Quite apart from its details and nuances, Moscow’s proposal can be taken
seriously because it comes after a notable shift in U.S. rhetoric and
behavior over the past year. This shift reflects U.S. President Barack
Obama’s evolving strategic priorities caused in part by the ongoing crisis
in Pakistan and the escalation of fighting in Afghanistan. The two key
elements are his U-turn on missile defense deployment in Poland and the
Czech Republic, and the quiet acceptance on both sides of the Atlantic that
there will be no NATO expansion along the Black Sea coast anytime soon. 

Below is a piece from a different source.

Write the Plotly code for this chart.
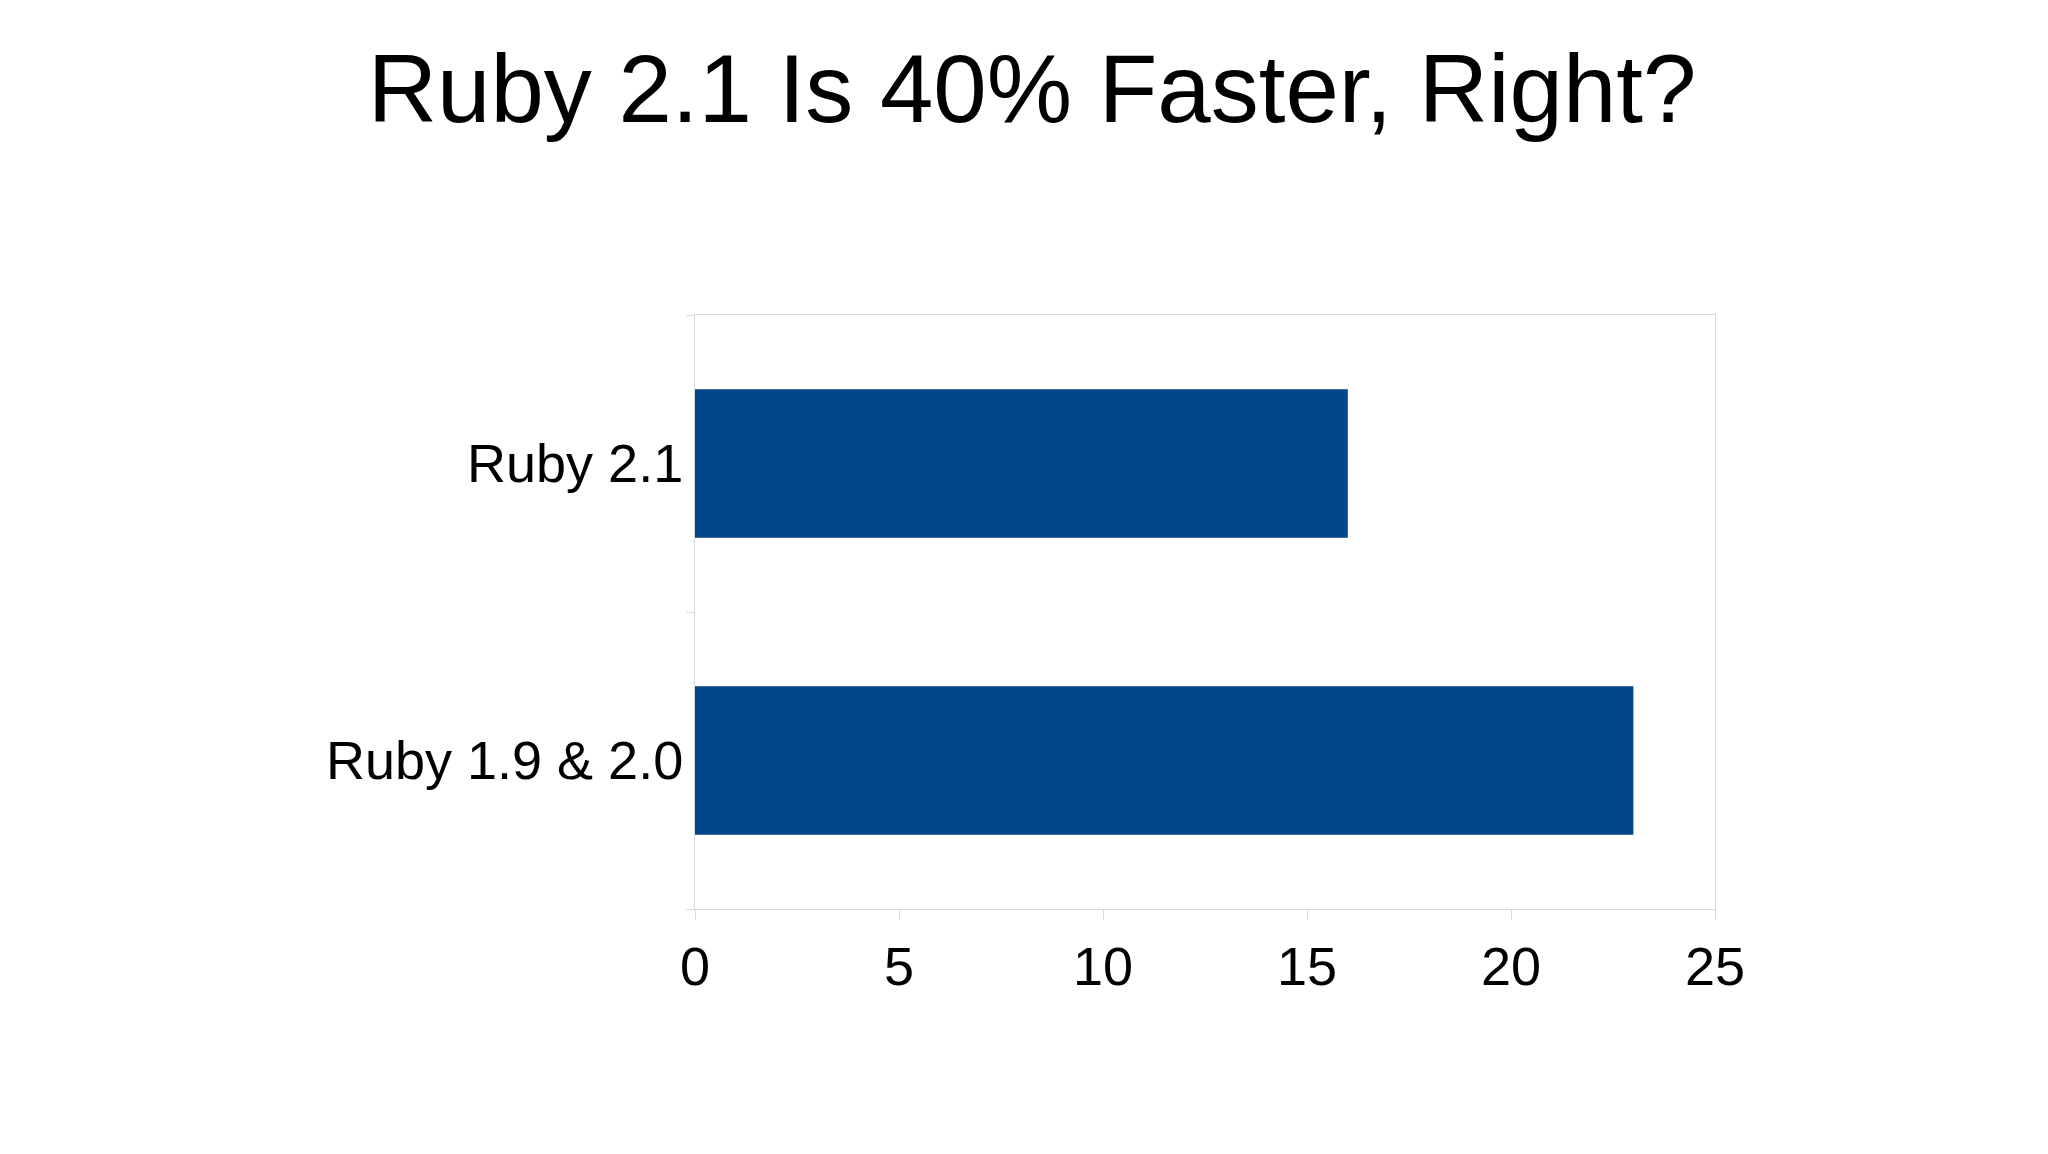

The problem is still what to do about NATO, and the Russian proposal offers
ambiguous guidance. The alliance has morphed into something it was never
intended to be: a vehicle for the attainment of American ideological and
geopolitical objectives outside the core area. It is necessary to halt and
reverse NATO’s recently invented mission as a self-appointed promoter of
democracy and humanitarian intervention and guardian against instability in
strange and faraway places. 

Bill Clinton’s air war against the Serbs marked a decisive shift in that
mutation. The trusty keeper of the gate of 1949 had morphed into a roaming
vigilante in 1999. This event had a profound effect on Russian thinking. A
decade later, the National Security Strategy approved by President Medvedev
last May identified the two gravest threats facing Russia as Ukrainian
accession to NATO and predatory Western designs on its energy and other
natural resources. The paper explicitly called the United States a major
threat to Russian national security. 

Such a conclusion was unsurprising. By virtue of its location, Russia
controls the crossroads of Eurasia and therefore access to its fabulous
natural resource wealth. Washington craves cheap and easy access to that
wealth, and under the presidency of George Bush, the United States had
developed an ideology to complement such geo-strategic ambitions. Former
U.S. Secretary of State Condoleezza Rice described it succinctly 18 months
ago: in U.S. foreign policy there is no distinction between ideals and
self-interest. U.S. foreign policy is its values, and America will stop at
nothing to ensure that its values prevail. The world is divided into two
camps: one is made up of states that share U.S. values; the other of states
(implicitly Russia and China) which were consigned to a lesser status
because their relations with the United States are rooted more in common
interests than in common values. Washington has changed its tone since, and
that change appears to be for the better. Obama now has an opportunity to
execute a paradigm shift and inaugurate a process in which the East-West
Security Pact would be just the first step on a long journey, not its
conclusion. 

In principle the Russian proposal is not ranged against NATO, but it could
help the United States sort out the incoherent mess NATO has become by
restoring the alliance’s proper legal mission as defender of the territory
of its member states. The proposal’s shortcoming, however, is that it
neglects the potential scope in Europe for a robust and independent EU
defense capability under the auspices of the European Security and Defense
Policy (ESDP). 

To devise a more inclusive European security architecture - one that
includes NATO, but more than just NATO - would require the establishment of
an organization that would replace the moribund OSCE. A new security
architecture embracing the main parts of North America, Russia and Europe,
would allow for the collective reallocation of forces so as to counter
threats emanating from outside: cross-border terrorism, drug trafficking,
sex slavery, proliferation of weapons of mass destruction, and - most
importantly - efforts to export jihad. 

These threats, unconventional yet real, are a factor for unity from
Vancouver to Vladivostok. That vast region is united above all by the moral,
spiritual and intellectual values derived from the Judeo-Christian and Greek
tradition, values that are far deeper than any issues which divide it. The
real threat to the security of pan-Europa thus defined comes from Jihad,
from the deluge of inassimilable immigrants, and from collapsing birthrates.
All three are caused by the moral decrepitude and cultural decline, not by
any shortage of soldiers and weaponry. 

Strategy is the art of winning wars, and grand strategy is the philosophy of
maintaining an acceptable peace. In considering Moscow’s proposals in good
faith, Western powers would display an aptitude for grand strategy, an
inspired grasp of the essential requirements of the moment which has been
sadly lacking in Washington for the past two decades.